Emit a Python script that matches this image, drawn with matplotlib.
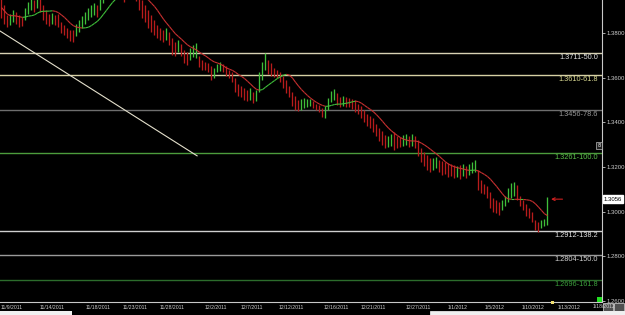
import numpy as np
import pandas as pd
import matplotlib
matplotlib.use('Agg')
import matplotlib.pyplot as plt
from matplotlib.collections import LineCollection
from matplotlib.patches import Rectangle

# bar highs / lows (oldest first)
highs = [1.3961, 1.3926, 1.3881, 1.3885, 1.3903, 1.3894, 1.3881, 1.3872, 1.3912, 1.3939,
         1.3957, 1.3948, 1.3961, 1.3952, 1.3926, 1.3903, 1.3885, 1.3890, 1.3881, 1.3885,
         1.3849, 1.3836, 1.3823, 1.3814, 1.3814, 1.3840, 1.3858, 1.3876, 1.3894, 1.3912,
         1.3926, 1.3935, 1.3926, 1.3957, 1.3984, 1.4015, 1.4038, 1.4047, 1.4038, 1.4015,
         1.4011, 1.3993, 1.4011, 1.4020, 1.4011, 1.3993, 1.3966, 1.3948, 1.3926, 1.3903,
         1.3881, 1.3858, 1.3836, 1.3823, 1.3814, 1.3823, 1.3805, 1.3778, 1.3760, 1.3769,
         1.3751, 1.3724, 1.3715, 1.3733, 1.3746, 1.3755, 1.3697, 1.3679, 1.3670, 1.3666,
         1.3652, 1.3643, 1.3661, 1.3670, 1.3661, 1.3652, 1.3634, 1.3625, 1.3599, 1.3572,
         1.3563, 1.3554, 1.3545, 1.3554, 1.3536, 1.3545, 1.3625, 1.3670, 1.3711, 1.3679,
         1.3666, 1.3643, 1.3634, 1.3625, 1.3607, 1.3590, 1.3563, 1.3536, 1.3518, 1.3500,
         1.3504, 1.3509, 1.3504, 1.3504, 1.3495, 1.3482, 1.3478, 1.3464, 1.3473, 1.3509,
         1.3540, 1.3549, 1.3531, 1.3513, 1.3518, 1.3513, 1.3509, 1.3504, 1.3500, 1.3482,
         1.3473, 1.3455, 1.3437, 1.3428, 1.3419, 1.3392, 1.3375, 1.3361, 1.3343, 1.3339,
         1.3348, 1.3357, 1.3339, 1.3334, 1.3343, 1.3348, 1.3339, 1.3348, 1.3339, 1.3321,
         1.3285, 1.3267, 1.3254, 1.3240, 1.3240, 1.3245, 1.3231, 1.3227, 1.3222, 1.3218,
         1.3213, 1.3209, 1.3204, 1.3209, 1.3213, 1.3204, 1.3213, 1.3222, 1.3231, 1.3186,
         1.3142, 1.3124, 1.3115, 1.3088, 1.3061, 1.3052, 1.3043, 1.3052, 1.3070, 1.3106,
         1.3128, 1.3133, 1.3120, 1.3070, 1.3052, 1.3034, 1.3016, 1.2998, 1.2962, 1.2953,
         1.2962, 1.2967, 1.3065]
lows = [1.3867, 1.3840, 1.3827, 1.3836, 1.3849, 1.3840, 1.3827, 1.3832, 1.3858, 1.3885,
        1.3903, 1.3894, 1.3912, 1.3894, 1.3858, 1.3840, 1.3832, 1.3840, 1.3836, 1.3827,
        1.3800, 1.3791, 1.3778, 1.3764, 1.3760, 1.3787, 1.3805, 1.3823, 1.3840, 1.3858,
        1.3872, 1.3881, 1.3872, 1.3903, 1.3935, 1.3961, 1.3984, 1.3993, 1.3975, 1.3961,
        1.3957, 1.3939, 1.3957, 1.3966, 1.3957, 1.3944, 1.3903, 1.3867, 1.3849, 1.3823,
        1.3805, 1.3791, 1.3778, 1.3769, 1.3760, 1.3769, 1.3746, 1.3702, 1.3697, 1.3715,
        1.3697, 1.3666, 1.3657, 1.3679, 1.3693, 1.3688, 1.3648, 1.3634, 1.3634, 1.3625,
        1.3590, 1.3599, 1.3625, 1.3630, 1.3625, 1.3607, 1.3599, 1.3581, 1.3536, 1.3518,
        1.3513, 1.3500, 1.3495, 1.3500, 1.3487, 1.3495, 1.3536, 1.3590, 1.3634, 1.3616,
        1.3607, 1.3603, 1.3599, 1.3581, 1.3554, 1.3531, 1.3513, 1.3473, 1.3455, 1.3451,
        1.3455, 1.3464, 1.3469, 1.3473, 1.3464, 1.3455, 1.3446, 1.3424, 1.3419, 1.3455,
        1.3491, 1.3500, 1.3478, 1.3469, 1.3473, 1.3469, 1.3469, 1.3460, 1.3446, 1.3437,
        1.3419, 1.3401, 1.3383, 1.3375, 1.3357, 1.3339, 1.3316, 1.3298, 1.3285, 1.3289,
        1.3294, 1.3276, 1.3285, 1.3289, 1.3294, 1.3298, 1.3289, 1.3294, 1.3285, 1.3249,
        1.3222, 1.3204, 1.3186, 1.3177, 1.3186, 1.3195, 1.3177, 1.3164, 1.3168, 1.3155,
        1.3159, 1.3150, 1.3155, 1.3146, 1.3159, 1.3150, 1.3164, 1.3173, 1.3177, 1.3097,
        1.3083, 1.3079, 1.3061, 1.3016, 1.2998, 1.2994, 1.2985, 1.3007, 1.3025, 1.3043,
        1.3061, 1.3070, 1.3052, 1.3025, 1.3007, 1.2980, 1.2971, 1.2953, 1.2918, 1.2909,
        1.2927, 1.2936, 1.2940]
last_price = 1.3056
ma_period = 10

# fibonacci projection levels
fib_prices = [1.3711, 1.3610, 1.3456, 1.3261, 1.2912, 1.2804, 1.2696]
fib_levels = ['50.0', '61.8', '78.6', '100.0', '138.2', '150.0', '161.8']
fib_line_colors = ['#d8d2b4', '#d6d0a4', '#6e6e6e', '#4c9c3c', '#cfcfcf', '#9a9a9a', '#2c6c2c']
fib_text_colors = ['#e0e0e0', '#d8d890', '#9a9a9a', '#5cc04c', '#e0e0e0', '#d0d0d0', '#3ca03c']

# trendline anchors (bar index, price)
trend_bars = [-0.5, 65.2]
trend_prices = [1.3809, 1.3250]

price_ticks = [1.38, 1.36, 1.34, 1.32, 1.30, 1.28, 1.26]
date_labels = ['11/9/2011', '11/14/2011', '11/18/2011', '11/23/2011', '11/28/2011',
               '12/2/2011', '12/7/2011', '12/12/2011', '12/16/2011', '12/21/2011',
               '12/27/2011', '1/1/2012', '1/5/2012', '1/10/2012', '1/13/2012']
date_bars = [3.5, 16.8, 32.2, 44.5, 56.8, 71.5, 83.5, 96.5, 111.5, 123.8,
             138.8, 152.2, 164.5, 177.2, 189.2]

narrow = ['Liberation Sans Narrow', 'Liberation Sans', 'DejaVu Sans']
GREEN = '#3fbf3a'
RED = '#b81c1c'

df = pd.DataFrame({'high': highs, 'low': lows})
df['mid'] = (df['high'] + df['low']) / 2
df['ma'] = df['mid'].rolling(ma_period, min_periods=1).mean()
x = np.arange(len(df))
bar_colors = [GREEN if i > 0 and df['mid'][i] >= df['mid'][i - 1] else RED for i in range(len(df))]

fig = plt.figure(figsize=(6.25, 3.15), dpi=100, facecolor='black')
ax = fig.add_axes([0, 13 / 315, 602 / 625, 302 / 315], facecolor='black')
ax.set_xlim(-0.5, 200.17)
ax.set_ylim(1.25955, 1.39478)

# fib lines + labels
for p, lvl, lc, tc in zip(fib_prices, fib_levels, fib_line_colors, fib_text_colors):
    ax.axhline(p, color=lc, lw=1.0, zorder=1)
    ax.annotate(f'{p:.4f}-{lvl}', xy=(1, p), xycoords=('axes fraction', 'data'),
                xytext=(-4, -1), textcoords='offset pixels', ha='right', va='top',
                fontsize=5.3, color=tc, family=narrow)

ax.plot(trend_bars, trend_prices, color='#e4e0cc', lw=0.8, zorder=2)

# price bars
ax.vlines(x, df['low'], df['high'], colors=bar_colors, lw=0.95, zorder=3)

# moving average coloured by slope
pts = np.column_stack([x, df['ma']])
segs = np.stack([pts[:-1], pts[1:]], axis=1)
ma_cols = [GREEN if b >= a else '#c83030' for a, b in zip(df['ma'][:-1], df['ma'][1:])]
ax.add_collection(LineCollection(segs, colors=ma_cols, lw=0.8, zorder=4))

# last price marker
n = len(df)
ax.annotate('', xy=(n - 1 + 1.2, last_price), xytext=(n - 1 + 5.0, last_price),
            arrowprops=dict(arrowstyle='->', color='#d02020', lw=0.8,
                            shrinkA=0, shrinkB=0, mutation_scale=5), zorder=5)
ax.annotate(f'{last_price:.4f}', xy=(1, last_price), xycoords=('axes fraction', 'data'),
            xytext=(2, 0), textcoords='offset pixels', ha='left', va='center',
            fontsize=4.3, color='black', family=narrow, annotation_clip=False,
            bbox=dict(boxstyle='square,pad=0.2', fc='white', ec='white'))

# axes styling
for s in ['top', 'left']:
    ax.spines[s].set_visible(False)
ax.spines['right'].set_color('#c8c8c8')
ax.spines['bottom'].set_color('#c8c8c8')
ax.spines['right'].set_linewidth(0.8)
ax.spines['bottom'].set_linewidth(0.8)
ax.yaxis.tick_right()
ax.set_yticks(price_ticks)
ax.set_yticklabels([f'{p:.4f}' for p in price_ticks], fontsize=4.3, color='#cfcfcf', family=narrow)
ax.tick_params(axis='y', length=2, width=0.6, color='#c8c8c8', pad=1.5)
ax.set_xticks(date_bars)
ax.set_xticklabels(date_labels, fontsize=3.7, color='#cfcfcf', family=narrow)
ax.tick_params(axis='x', length=0, pad=2.0)

# small screen widgets
def px_rect(x0, y0, w, h, **kw):
    fig.patches.append(Rectangle((x0 / 625, 1 - (y0 + h) / 315), w / 625, h / 315,
                                 transform=fig.transFigure, figure=fig, **kw))

px_rect(597, 297, 5, 5, fc='#22e022', ec='none')
px_rect(551, 300.5, 3, 3, fc='#f0e070', ec='none')
px_rect(596, 142, 6, 7, fc='#202020', ec='#bbbbbb', lw=0.5)
fig.text(599 / 625, 1 - 145.5 / 315, '8', fontsize=3.5, color='white', ha='center', va='center')
fig.text(593 / 625, 1 - 307 / 315, '1/18/2012', fontsize=3.7, color='#cfcfcf', ha='left',
         va='center', family=narrow)
px_rect(603, 303, 10, 8, fc='#505050', ec='#e0e0e0', lw=0.5)
px_rect(614, 303, 10, 8, fc='#505050', ec='#e0e0e0', lw=0.5)
px_rect(0, 311, 72, 4, fc='#f0f0f0', ec='none')
px_rect(430, 311, 195, 4, fc='#f0f0f0', ec='#ffffff', lw=0.5)

fig.savefig('out.png', dpi=100, facecolor='black')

------------------------------

**Problem to solve**
From the opening line of the listing above through the line bearing "from matplotlib.patches import Rectangle", repeat each line exactly. Drop every picture.

**Finished answer**
Emit a Python script that matches this image, drawn with matplotlib.
import numpy as np
import pandas as pd
import matplotlib
matplotlib.use('Agg')
import matplotlib.pyplot as plt
from matplotlib.collections import LineCollection
from matplotlib.patches import Rectangle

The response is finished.